On Monday, May 25, Augusta Health moved to Phase II of its plan to resume and re-open outpatient services in three phases. Phase II services include elective Outpatient Surgery, Endoscopy, Cath Lab, Sleep Lab and Inpatient/Outpatient Invasive Radiology. All of these services require pre-procedure COVID-19 testing of the patient.
A quick check of the Augusta Health COVID-19 Dashboard
|Bed Availability||Very Good|
|Prevalence of COVID-19 in the community|
An increase in positive cases in the Central Shenandoah Valley district
|PPE Supply||Very Good|
|Confidence in safely moving to Phase II||Very High|
"Our dashboard indicators, which we monitor daily, were signaling that we could now safely move to Phase II," says Shawn Craddock, DNP, RN, CNOR, NE-BC, Administrative Director of Surgical Services, who is leading the Task Force on the resuming of outpatient services. "Most of our indicators were a solid green and the system did not have signs of being stressed, and so it was time to move forward.
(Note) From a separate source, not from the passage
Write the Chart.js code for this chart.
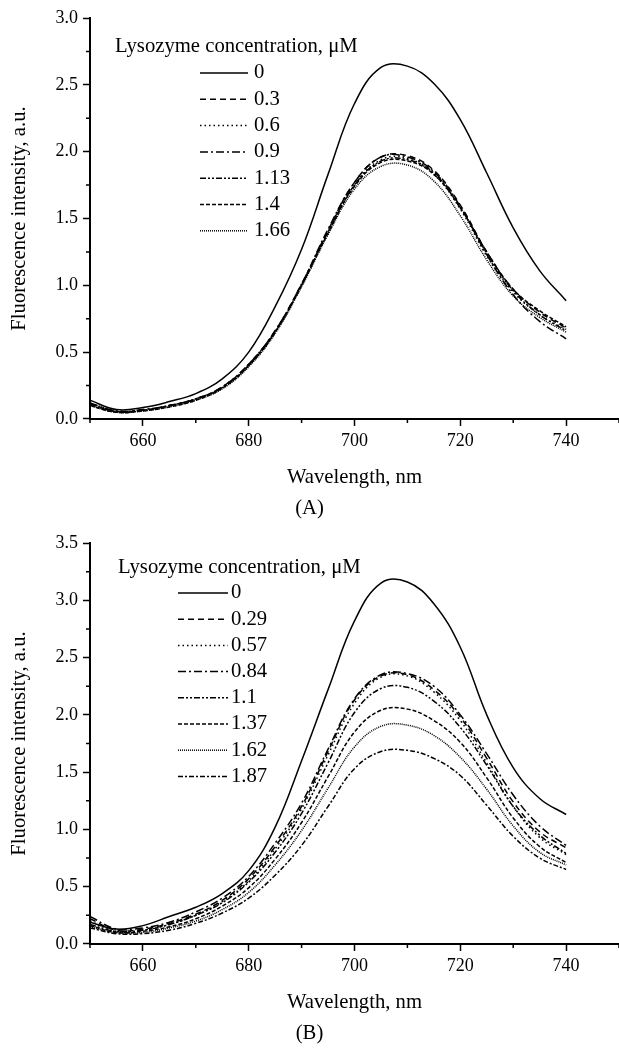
<!DOCTYPE html>
<html>
<head>
<meta charset="utf-8">
<script src="https://cdn.jsdelivr.net/npm/chart.js@4.4.1/dist/chart.umd.min.js"></script>
<style>
  html, body { margin: 0; padding: 0; background: #fff; }
  canvas { display: block; }
</style>
</head>
<body>
<canvas id="chartA" width="619" height="525"></canvas>
<canvas id="chartB" width="619" height="523"></canvas>
<script>
// wavelength grid (nm)
const wavelengths = [650, 655, 660, 665, 670, 675, 680, 685, 690, 695, 700, 705, 710, 715, 720, 725, 730, 735, 740];

// (A) lysozyme concentration, uM
const concA = ["0", "0.3", "0.6", "0.9", "1.13", "1.4", "1.66"];
const a0 = [0.14, 0.07, 0.085, 0.13, 0.19, 0.30, 0.50, 0.84, 1.27, 1.83, 2.36, 2.63, 2.64, 2.51, 2.24, 1.84, 1.43, 1.11, 0.885];
const a1 = [0.11, 0.055, 0.065, 0.10, 0.15, 0.24, 0.41, 0.66, 1.01, 1.41, 1.77, 1.96, 1.97, 1.86, 1.60, 1.25, 0.97, 0.80, 0.68];
const a2 = [0.12, 0.06, 0.07, 0.10, 0.15, 0.235, 0.40, 0.65, 1.00, 1.40, 1.75, 1.94, 1.95, 1.83, 1.57, 1.22, 0.95, 0.78, 0.67];
const a3 = [0.12, 0.06, 0.07, 0.10, 0.15, 0.24, 0.41, 0.66, 1.01, 1.42, 1.77, 1.96, 1.96, 1.85, 1.59, 1.23, 0.93, 0.73, 0.60];
const a4 = [0.11, 0.055, 0.065, 0.10, 0.15, 0.235, 0.40, 0.65, 1.00, 1.40, 1.75, 1.93, 1.94, 1.84, 1.58, 1.24, 0.96, 0.78, 0.66];
const a5 = [0.10, 0.05, 0.06, 0.09, 0.14, 0.23, 0.40, 0.65, 1.00, 1.39, 1.74, 1.92, 1.93, 1.83, 1.58, 1.25, 0.97, 0.81, 0.69];
const a6 = [0.10, 0.05, 0.06, 0.09, 0.14, 0.225, 0.39, 0.64, 0.99, 1.38, 1.72, 1.89, 1.90, 1.78, 1.52, 1.19, 0.92, 0.76, 0.65];

// (B) lysozyme concentration, uM
const concB = ["0", "0.29", "0.57", "0.84", "1.1", "1.37", "1.62", "1.87"];
const b0 = [0.19, 0.13, 0.16, 0.24, 0.32, 0.44, 0.64, 1.02, 1.60, 2.22, 2.82, 3.15, 3.16, 2.97, 2.59, 2.00, 1.54, 1.27, 1.13];
const b1 = [0.22, 0.12, 0.13, 0.18, 0.26, 0.38, 0.57, 0.85, 1.20, 1.68, 2.13, 2.34, 2.35, 2.22, 1.98, 1.62, 1.24, 0.98, 0.84];
const b2 = [0.20, 0.11, 0.12, 0.17, 0.25, 0.37, 0.55, 0.83, 1.18, 1.65, 2.10, 2.33, 2.34, 2.20, 1.95, 1.58, 1.20, 0.93, 0.78];
const b3 = [0.24, 0.13, 0.14, 0.19, 0.28, 0.40, 0.59, 0.88, 1.23, 1.70, 2.14, 2.35, 2.36, 2.25, 2.00, 1.66, 1.30, 1.03, 0.86];
const b4 = [0.17, 0.11, 0.12, 0.17, 0.25, 0.36, 0.54, 0.80, 1.14, 1.58, 2.02, 2.23, 2.24, 2.12, 1.89, 1.56, 1.20, 0.95, 0.79];
const b5 = [0.16, 0.10, 0.11, 0.15, 0.22, 0.33, 0.49, 0.74, 1.06, 1.46, 1.85, 2.04, 2.05, 1.95, 1.76, 1.45, 1.10, 0.85, 0.71];
const b6 = [0.15, 0.10, 0.10, 0.14, 0.20, 0.30, 0.45, 0.69, 0.99, 1.36, 1.72, 1.90, 1.91, 1.82, 1.63, 1.35, 1.03, 0.80, 0.69];
const b7 = [0.14, 0.09, 0.09, 0.12, 0.18, 0.27, 0.40, 0.60, 0.86, 1.20, 1.53, 1.68, 1.69, 1.62, 1.47, 1.21, 0.94, 0.75, 0.65];

// line styles
const dashes = [[], [6, 4], [1.5, 3], [8, 3, 2, 3], [6, 2, 2, 2, 2, 2], [4, 2], [1, 1], [5, 2, 2, 2]];

const FONT = "'Liberation Serif', 'Times New Roman', serif";
const TEXT_SIZE = 20.7;
Chart.defaults.font.family = FONT;
Chart.defaults.font.size = 18;
Chart.defaults.color = "#000";

const isMajor = (v, step) => Math.abs(v / step - Math.round(v / step)) < 1e-6;

// shorter minor ticks, drawn on the library's own tick positions
const minorTicks = {
    id: "minorTicks",
    afterDraw(chart) {
        const { ctx, scales: { x, y } } = chart;
        ctx.save();
        ctx.strokeStyle = "#000";
        ctx.lineWidth = 1.5;
        ctx.beginPath();
        x.ticks.forEach(t => {
            if (isMajor(t.value, 20)) return;
            const px = x.getPixelForValue(t.value);
            ctx.moveTo(px, x.top);
            ctx.lineTo(px, x.top + 4);
        });
        y.ticks.forEach(t => {
            if (isMajor(t.value, 0.5)) return;
            const py = y.getPixelForValue(t.value);
            ctx.moveTo(y.right, py);
            ctx.lineTo(y.right - 4, py);
        });
        ctx.stroke();
        ctx.restore();
    }
};

// legend drawn inside the plot
const concLegend = {
    id: "concLegend",
    afterDatasetsDraw(chart, args, opts) {
        const { ctx } = chart;
        ctx.save();
        ctx.font = TEXT_SIZE + "px " + FONT;
        ctx.fillStyle = "#000";
        ctx.textBaseline = "middle";
        ctx.fillText("Lysozyme concentration, \u03bcM", opts.titleX, opts.titleY);
        chart.data.datasets.forEach((ds, i) => {
            const y = opts.rowY + i * opts.rowGap;
            ctx.beginPath();
            ctx.setLineDash(ds.borderDash);
            ctx.lineWidth = ds.borderWidth;
            ctx.strokeStyle = ds.borderColor;
            ctx.moveTo(opts.lineX0, y);
            ctx.lineTo(opts.lineX1, y);
            ctx.stroke();
            ctx.setLineDash([]);
            ctx.fillText(ds.label, opts.textX, y);
        });
        ctx.restore();
    }
};

function makeChart(id, labels, series, yMax, panel, legendPos, titleBottomPad) {
    const datasets = series.map((vals, i) => ({
        label: labels[i],
        data: wavelengths.map((w, j) => ({ x: w, y: vals[j] })),
        borderColor: "#000",
        borderWidth: 1.5,
        borderDash: dashes[i],
        pointRadius: 0,
        fill: false,
        tension: 0.4
    }));

    new Chart(document.getElementById(id), {
        type: "line",
        data: { datasets },
        options: {
            responsive: false,
            animation: false,
            layout: { padding: { top: 18, right: 0, left: 0, bottom: 0 } },
            scales: {
                x: {
                    type: "linear",
                    min: 650,
                    max: 750,
                    border: { color: "#000", width: 2 },
                    grid: {
                        drawOnChartArea: false,
                        tickLength: 7,
                        tickWidth: 1.5,
                        tickColor: c => (c.tick && isMajor(c.tick.value, 20)) ? "#000" : "rgba(0,0,0,0)"
                    },
                    ticks: {
                        stepSize: 10,
                        autoSkip: false,
                        maxRotation: 0,
                        padding: 5,
                        callback: v => isMajor(v, 20) ? String(v) : ""
                    },
                    title: {
                        display: true,
                        text: "Wavelength, nm",
                        font: { size: TEXT_SIZE },
                        padding: { top: 0, bottom: 7 }
                    },
                    afterFit: s => { s.height = 77.6; s.paddingRight = 0; }
                },
                y: {
                    min: 0,
                    max: yMax,
                    border: { color: "#000", width: 2 },
                    grid: {
                        drawOnChartArea: false,
                        tickLength: 7,
                        tickWidth: 1.5,
                        tickColor: c => (c.tick && isMajor(c.tick.value, 0.5)) ? "#000" : "rgba(0,0,0,0)"
                    },
                    ticks: {
                        stepSize: 0.25,
                        autoSkip: false,
                        padding: 5,
                        callback: v => isMajor(v, 0.5) ? v.toFixed(1) : ""
                    },
                    title: {
                        display: true,
                        text: "Fluorescence intensity, a.u.",
                        font: { size: TEXT_SIZE },
                        padding: { top: 7, bottom: 0 }
                    },
                    afterFit: s => { s.width = 90; }
                }
            },
            plugins: {
                legend: { display: false },
                tooltip: { enabled: false },
                title: {
                    display: true,
                    position: "bottom",
                    text: panel,
                    font: { size: TEXT_SIZE, weight: "normal" },
                    padding: { top: 0, bottom: titleBottomPad }
                },
                concLegend: legendPos
            }
        },
        plugins: [minorTicks, concLegend]
    });
}

makeChart("chartA", concA, [a0, a1, a2, a3, a4, a5, a6], 3.0, "(A)",
    { titleX: 115, titleY: 47, lineX0: 200, lineX1: 248, textX: 254, rowY: 73, rowGap: 26.3 }, 3.6);

makeChart("chartB", concB, [b0, b1, b2, b3, b4, b5, b6, b7], 3.5, "(B)",
    { titleX: 118, titleY: 43, lineX0: 178, lineX1: 228, textX: 231, rowY: 68, rowGap: 26.2 }, 1.6);
</script>
</body>
</html>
Many of our patients have been postponing surgeries over the past months, and while not emergencies, their situations were becoming urgent. We're confident we can safely provide the healthcare services they need."
Safety is the primary reason that patients receiving services during Phase II will be tested for COVID-19 before their procedures. "Knowing whether or not a patient is positive for COVID-19 has a great impact on the flow of the case," explains Craddock. "We need to have full knowledge of the situation to keep the patient, other patients, and the staff safe. A positive test affects the PPE we need to use and the movement of the patient through the hospital. It also triggers the question, 'Should this procedure continue?' Recent studies have shown that COVID-19 positive patients have a higher risk for poorer surgical outcomes. So perhaps we should delay to have both greater safety and a better outcome for the patient."
Patients who need pre-procedure COVID-19 testing are scheduled for a test at the Waynesboro Assessment Center about three to four days before the scheduled procedure. The test is given by a 'Drive Thru' method to eliminate any time in the waiting room of the Assessment Center. Craddock reports that, on average, test results are known in about 36 hours. A case manager calls the patient if the result is negative; a physician calls if the result is positive.
If the result is negative, the procedure proceeds as scheduled. "It's very important that the patient quarantine until the procedure," explains Craddock. "Once we know the test is negative and we began planning accordingly, it's crucial that the patient does not risk exposure to the virus before the procedure."
Craddock indicates that both pre-procedure COVID-19 testing and the first procedures have gone well. "As it happened, it was good to start on the Memorial Day holiday. It's traditionally a lighter day, and that was helpful. It was great to see how quickly everything gelled and how well the staff worked together again," says Craddock.
Physicians and surgeons are contacting patients whose procedures were postponed during the pandemic response to reschedule. Most are scheduling the most urgent cases first, so not all patients may have received a rescheduling call yet. Patients with concerns or a change in their condition should contact their provider's office.
As Phase II continues, Craddock emphasizes these points:
- "We follow the CDC guidelines and do everything we can to keep you safe while in our care," he says.
- The pre-procedure COVID-19 test is important to protect everyone—patient, staff and other patients. The post-test quarantine is equally important to prevent an unknown exposure and perhaps infection.
- "Keep masking! Keep washing your hands! It works," adds Craddock. "Now that things are opening up, some are assuming it's safe to stop those preventive actions, but the opposite is true. As things start opening up, it's time to be even more vigilant about masking, social distancing and washing your hands."